### What the exercise asks
Quote every line below exactly as it reads.

### Data provided
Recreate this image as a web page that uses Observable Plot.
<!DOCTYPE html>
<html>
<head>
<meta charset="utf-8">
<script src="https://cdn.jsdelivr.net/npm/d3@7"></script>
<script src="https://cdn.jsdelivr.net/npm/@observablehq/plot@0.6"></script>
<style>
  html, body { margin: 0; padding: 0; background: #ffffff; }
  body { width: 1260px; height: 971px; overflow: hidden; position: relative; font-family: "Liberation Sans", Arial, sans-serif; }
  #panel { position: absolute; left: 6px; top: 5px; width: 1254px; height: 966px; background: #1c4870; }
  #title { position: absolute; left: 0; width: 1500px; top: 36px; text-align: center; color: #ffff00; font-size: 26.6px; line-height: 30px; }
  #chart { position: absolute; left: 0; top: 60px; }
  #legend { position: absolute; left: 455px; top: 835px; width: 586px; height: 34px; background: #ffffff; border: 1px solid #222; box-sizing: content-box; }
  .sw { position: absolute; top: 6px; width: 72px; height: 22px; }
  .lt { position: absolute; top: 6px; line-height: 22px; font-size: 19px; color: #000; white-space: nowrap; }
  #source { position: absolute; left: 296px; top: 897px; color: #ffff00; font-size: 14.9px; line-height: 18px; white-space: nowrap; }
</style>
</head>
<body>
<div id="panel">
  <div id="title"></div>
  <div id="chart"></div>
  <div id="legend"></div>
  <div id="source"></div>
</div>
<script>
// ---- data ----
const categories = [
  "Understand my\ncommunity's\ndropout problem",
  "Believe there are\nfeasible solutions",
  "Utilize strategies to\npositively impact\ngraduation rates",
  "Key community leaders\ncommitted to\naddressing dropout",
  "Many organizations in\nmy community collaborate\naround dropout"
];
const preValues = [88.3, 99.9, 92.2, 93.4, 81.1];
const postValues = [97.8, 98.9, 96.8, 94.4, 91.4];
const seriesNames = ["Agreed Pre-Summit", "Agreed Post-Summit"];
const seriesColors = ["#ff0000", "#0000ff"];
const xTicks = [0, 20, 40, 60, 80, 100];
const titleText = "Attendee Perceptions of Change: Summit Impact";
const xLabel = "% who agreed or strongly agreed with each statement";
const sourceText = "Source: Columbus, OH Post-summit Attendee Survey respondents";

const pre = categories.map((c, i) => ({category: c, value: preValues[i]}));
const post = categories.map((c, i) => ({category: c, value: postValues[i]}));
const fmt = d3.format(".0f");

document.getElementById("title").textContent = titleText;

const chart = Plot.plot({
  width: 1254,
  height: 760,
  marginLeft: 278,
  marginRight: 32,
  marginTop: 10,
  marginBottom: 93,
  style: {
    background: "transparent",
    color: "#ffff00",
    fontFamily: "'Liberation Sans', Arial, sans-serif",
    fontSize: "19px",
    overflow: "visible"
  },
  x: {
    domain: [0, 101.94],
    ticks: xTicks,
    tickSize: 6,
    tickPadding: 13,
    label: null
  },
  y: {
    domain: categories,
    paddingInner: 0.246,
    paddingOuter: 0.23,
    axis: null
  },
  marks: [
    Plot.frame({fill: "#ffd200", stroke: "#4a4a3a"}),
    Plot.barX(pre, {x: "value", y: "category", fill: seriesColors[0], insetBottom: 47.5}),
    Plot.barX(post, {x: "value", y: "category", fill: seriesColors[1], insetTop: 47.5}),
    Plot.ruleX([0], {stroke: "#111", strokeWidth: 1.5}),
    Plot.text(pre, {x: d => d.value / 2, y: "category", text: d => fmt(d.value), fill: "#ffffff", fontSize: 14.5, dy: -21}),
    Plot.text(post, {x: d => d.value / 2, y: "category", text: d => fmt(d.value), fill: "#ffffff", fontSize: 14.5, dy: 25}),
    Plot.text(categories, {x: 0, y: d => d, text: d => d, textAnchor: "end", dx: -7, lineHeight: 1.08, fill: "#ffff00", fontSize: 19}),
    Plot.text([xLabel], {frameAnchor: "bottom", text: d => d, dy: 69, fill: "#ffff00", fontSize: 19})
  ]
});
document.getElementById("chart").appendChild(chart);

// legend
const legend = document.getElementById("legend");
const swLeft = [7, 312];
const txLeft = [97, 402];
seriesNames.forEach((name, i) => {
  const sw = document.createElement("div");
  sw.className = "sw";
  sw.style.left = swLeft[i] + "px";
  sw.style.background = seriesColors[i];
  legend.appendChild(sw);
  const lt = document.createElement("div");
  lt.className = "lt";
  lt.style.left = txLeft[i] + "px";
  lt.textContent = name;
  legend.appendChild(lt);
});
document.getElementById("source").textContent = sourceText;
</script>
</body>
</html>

### Full output
Recreate this image as a web page that uses Observable Plot.
<!DOCTYPE html>
<html>
<head>
<meta charset="utf-8">
<script src="https://cdn.jsdelivr.net/npm/d3@7"></script>
<script src="https://cdn.jsdelivr.net/npm/@observablehq/plot@0.6"></script>
<style>
  html, body { margin: 0; padding: 0; background: #ffffff; }
  body { width: 1260px; height: 971px; overflow: hidden; position: relative; font-family: "Liberation Sans", Arial, sans-serif; }
  #panel { position: absolute; left: 6px; top: 5px; width: 1254px; height: 966px; background: #1c4870; }
  #title { position: absolute; left: 0; width: 1500px; top: 36px; text-align: center; color: #ffff00; font-size: 26.6px; line-height: 30px; }
  #chart { position: absolute; left: 0; top: 60px; }
  #legend { position: absolute; left: 455px; top: 835px; width: 586px; height: 34px; background: #ffffff; border: 1px solid #222; box-sizing: content-box; }
  .sw { position: absolute; top: 6px; width: 72px; height: 22px; }
  .lt { position: absolute; top: 6px; line-height: 22px; font-size: 19px; color: #000; white-space: nowrap; }
  #source { position: absolute; left: 296px; top: 897px; color: #ffff00; font-size: 14.9px; line-height: 18px; white-space: nowrap; }
</style>
</head>
<body>
<div id="panel">
  <div id="title"></div>
  <div id="chart"></div>
  <div id="legend"></div>
  <div id="source"></div>
</div>
<script>
// ---- data ----
const categories = [
  "Understand my\ncommunity's\ndropout problem",
  "Believe there are\nfeasible solutions",
  "Utilize strategies to\npositively impact\ngraduation rates",
  "Key community leaders\ncommitted to\naddressing dropout",
  "Many organizations in\nmy community collaborate\naround dropout"
];
const preValues = [88.3, 99.9, 92.2, 93.4, 81.1];
const postValues = [97.8, 98.9, 96.8, 94.4, 91.4];
const seriesNames = ["Agreed Pre-Summit", "Agreed Post-Summit"];
const seriesColors = ["#ff0000", "#0000ff"];
const xTicks = [0, 20, 40, 60, 80, 100];
const titleText = "Attendee Perceptions of Change: Summit Impact";
const xLabel = "% who agreed or strongly agreed with each statement";
const sourceText = "Source: Columbus, OH Post-summit Attendee Survey respondents";

const pre = categories.map((c, i) => ({category: c, value: preValues[i]}));
const post = categories.map((c, i) => ({category: c, value: postValues[i]}));
const fmt = d3.format(".0f");

document.getElementById("title").textContent = titleText;

const chart = Plot.plot({
  width: 1254,
  height: 760,
  marginLeft: 278,
  marginRight: 32,
  marginTop: 10,
  marginBottom: 93,
  style: {
    background: "transparent",
    color: "#ffff00",
    fontFamily: "'Liberation Sans', Arial, sans-serif",
    fontSize: "19px",
    overflow: "visible"
  },
  x: {
    domain: [0, 101.94],
    ticks: xTicks,
    tickSize: 6,
    tickPadding: 13,
    label: null
  },
  y: {
    domain: categories,
    paddingInner: 0.246,
    paddingOuter: 0.23,
    axis: null
  },
  marks: [
    Plot.frame({fill: "#ffd200", stroke: "#4a4a3a"}),
    Plot.barX(pre, {x: "value", y: "category", fill: seriesColors[0], insetBottom: 47.5}),
    Plot.barX(post, {x: "value", y: "category", fill: seriesColors[1], insetTop: 47.5}),
    Plot.ruleX([0], {stroke: "#111", strokeWidth: 1.5}),
    Plot.text(pre, {x: d => d.value / 2, y: "category", text: d => fmt(d.value), fill: "#ffffff", fontSize: 14.5, dy: -21}),
    Plot.text(post, {x: d => d.value / 2, y: "category", text: d => fmt(d.value), fill: "#ffffff", fontSize: 14.5, dy: 25}),
    Plot.text(categories, {x: 0, y: d => d, text: d => d, textAnchor: "end", dx: -7, lineHeight: 1.08, fill: "#ffff00", fontSize: 19}),
    Plot.text([xLabel], {frameAnchor: "bottom", text: d => d, dy: 69, fill: "#ffff00", fontSize: 19})
  ]
});
document.getElementById("chart").appendChild(chart);

// legend
const legend = document.getElementById("legend");
const swLeft = [7, 312];
const txLeft = [97, 402];
seriesNames.forEach((name, i) => {
  const sw = document.createElement("div");
  sw.className = "sw";
  sw.style.left = swLeft[i] + "px";
  sw.style.background = seriesColors[i];
  legend.appendChild(sw);
  const lt = document.createElement("div");
  lt.className = "lt";
  lt.style.left = txLeft[i] + "px";
  lt.textContent = name;
  legend.appendChild(lt);
});
document.getElementById("source").textContent = sourceText;
</script>
</body>
</html>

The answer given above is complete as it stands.